>>

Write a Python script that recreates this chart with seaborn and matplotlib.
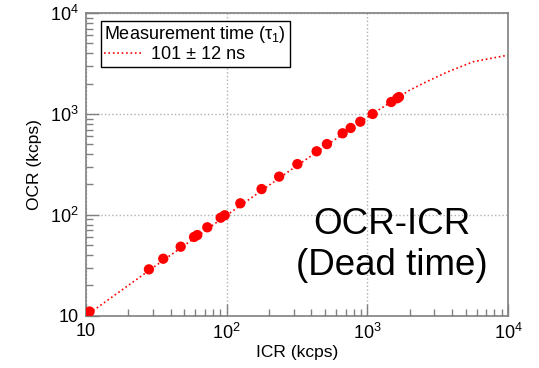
import numpy as np
import pandas as pd
import matplotlib
matplotlib.use('Agg')
import matplotlib.pyplot as plt
import seaborn as sns
from matplotlib.ticker import FuncFormatter, LogLocator, NullFormatter

#%% data
icr_meas = [10.6, 28.0, 35.4, 47.1, 58.6, 61.8, 72.8, 90.6, 96.8, 125, 177, 236,
            318, 436, 516, 667, 761, 891, 1091, 1479, 1632, 1678]
ocr_meas = [11.0, 28.8, 36.7, 48.3, 60.3, 63.0, 75.2, 93.6, 98.9, 130, 180, 239,
            318, 426, 502, 642, 725, 837, 998, 1312, 1428, 1469]

icr_fit = [10.6, 30, 100, 300, 1102, 2009, 2638, 3664, 5660, 9550, 10000]
ocr_fit = [10.6, 30, 99, 292, 1014, 1726, 2085, 2584, 3290, 3775, 3790]

meas = pd.DataFrame({'ICR': icr_meas, 'OCR': ocr_meas})
fit = pd.DataFrame({'ICR': icr_fit, 'OCR': ocr_fit})

#%% style
sns.set_style('white')
plt.rcParams['font.family'] = ['Liberation Sans', 'DejaVu Sans']
plt.rcParams['text.color'] = 'black'
plt.rcParams['axes.labelcolor'] = 'black'
plt.rcParams['xtick.labelcolor'] = 'black'
plt.rcParams['ytick.labelcolor'] = 'black'
plt.rcParams['mathtext.fontset'] = 'custom'
plt.rcParams['mathtext.rm'] = 'Liberation Sans'
plt.rcParams['mathtext.it'] = 'Liberation Sans:italic'

fig = plt.figure(figsize=(5.39, 3.68), dpi=100)
ax = fig.add_axes([0.1596, 0.1421, 0.7829, 0.8226])

sns.lineplot(data=fit, x='ICR', y='OCR', color='red', linestyle=':', lw=1.2,
             label='101 ± 12 ns', ax=ax)
sns.scatterplot(data=meas, x='ICR', y='OCR', color='red', s=55, edgecolor='none',
                ax=ax, zorder=3)

ax.set_xscale('log')
ax.set_yscale('log')
ax.set_xlim([10, 1e4])
ax.set_ylim([10, 1e4])

def fmt(v, pos):
    n = int(round(np.log10(v)))
    return '10' if n == 1 else '$10^{%d}$' % n

for axis in [ax.xaxis, ax.yaxis]:
    axis.set_major_locator(LogLocator(base=10, numticks=10))
    axis.set_minor_locator(LogLocator(base=10, subs=np.arange(2, 10), numticks=10))
    axis.set_major_formatter(FuncFormatter(fmt))
    axis.set_minor_formatter(NullFormatter())

ax.tick_params(which='both', direction='in', color='#808080', labelsize=13,
               top=False, right=False, left=True, bottom=True)
ax.tick_params(which='major', length=9, width=1, pad=5)
ax.tick_params(which='minor', length=5, width=1)
ax.grid(True, which='major', color='#b0b0b0', linestyle=':', lw=1)
for s in ax.spines.values():
    s.set_color('#808080')
    s.set_linewidth(1.2)

ax.set_xlabel('ICR (kcps)', fontsize=12.5)
ax.set_ylabel('OCR (kcps)', fontsize=12.5)
ax.xaxis.set_label_coords(0.5, -0.123)
ax.yaxis.set_label_coords(-0.121, 0.5)
ax.xaxis.label.set_va('center')
ax.yaxis.label.set_va('center')

leg = ax.legend(title='Measurement time (τ$_1$)', loc='upper left',
                bbox_to_anchor=(0.035, 0.975), fontsize=13, title_fontsize=13,
                frameon=True, fancybox=False, framealpha=1, edgecolor='black',
                borderpad=0.2, labelspacing=0.05, handlelength=2.0,
                handletextpad=0.6, borderaxespad=0)
leg._legend_box.align = 'left'
leg.get_frame().set_linewidth(1)

ax.text(0.724, 0.234, 'OCR-ICR\n(Dead time)', transform=ax.transAxes, fontsize=26.5,
        ha='center', va='center', linespacing=1.2)

fig.savefig('out.png', dpi=100)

<<

Exercise – Give again exactly the lines running from the beginning of the material above through the line that contains "ax = fig.add_axes([0.1596, 0.1421, 0.7829, 0.8226])", and leave out every picture.

Completed task –
Write a Python script that recreates this chart with seaborn and matplotlib.
import numpy as np
import pandas as pd
import matplotlib
matplotlib.use('Agg')
import matplotlib.pyplot as plt
import seaborn as sns
from matplotlib.ticker import FuncFormatter, LogLocator, NullFormatter

#%% data
icr_meas = [10.6, 28.0, 35.4, 47.1, 58.6, 61.8, 72.8, 90.6, 96.8, 125, 177, 236,
            318, 436, 516, 667, 761, 891, 1091, 1479, 1632, 1678]
ocr_meas = [11.0, 28.8, 36.7, 48.3, 60.3, 63.0, 75.2, 93.6, 98.9, 130, 180, 239,
            318, 426, 502, 642, 725, 837, 998, 1312, 1428, 1469]

icr_fit = [10.6, 30, 100, 300, 1102, 2009, 2638, 3664, 5660, 9550, 10000]
ocr_fit = [10.6, 30, 99, 292, 1014, 1726, 2085, 2584, 3290, 3775, 3790]

meas = pd.DataFrame({'ICR': icr_meas, 'OCR': ocr_meas})
fit = pd.DataFrame({'ICR': icr_fit, 'OCR': ocr_fit})

#%% style
sns.set_style('white')
plt.rcParams['font.family'] = ['Liberation Sans', 'DejaVu Sans']
plt.rcParams['text.color'] = 'black'
plt.rcParams['axes.labelcolor'] = 'black'
plt.rcParams['xtick.labelcolor'] = 'black'
plt.rcParams['ytick.labelcolor'] = 'black'
plt.rcParams['mathtext.fontset'] = 'custom'
plt.rcParams['mathtext.rm'] = 'Liberation Sans'
plt.rcParams['mathtext.it'] = 'Liberation Sans:italic'

fig = plt.figure(figsize=(5.39, 3.68), dpi=100)
ax = fig.add_axes([0.1596, 0.1421, 0.7829, 0.8226])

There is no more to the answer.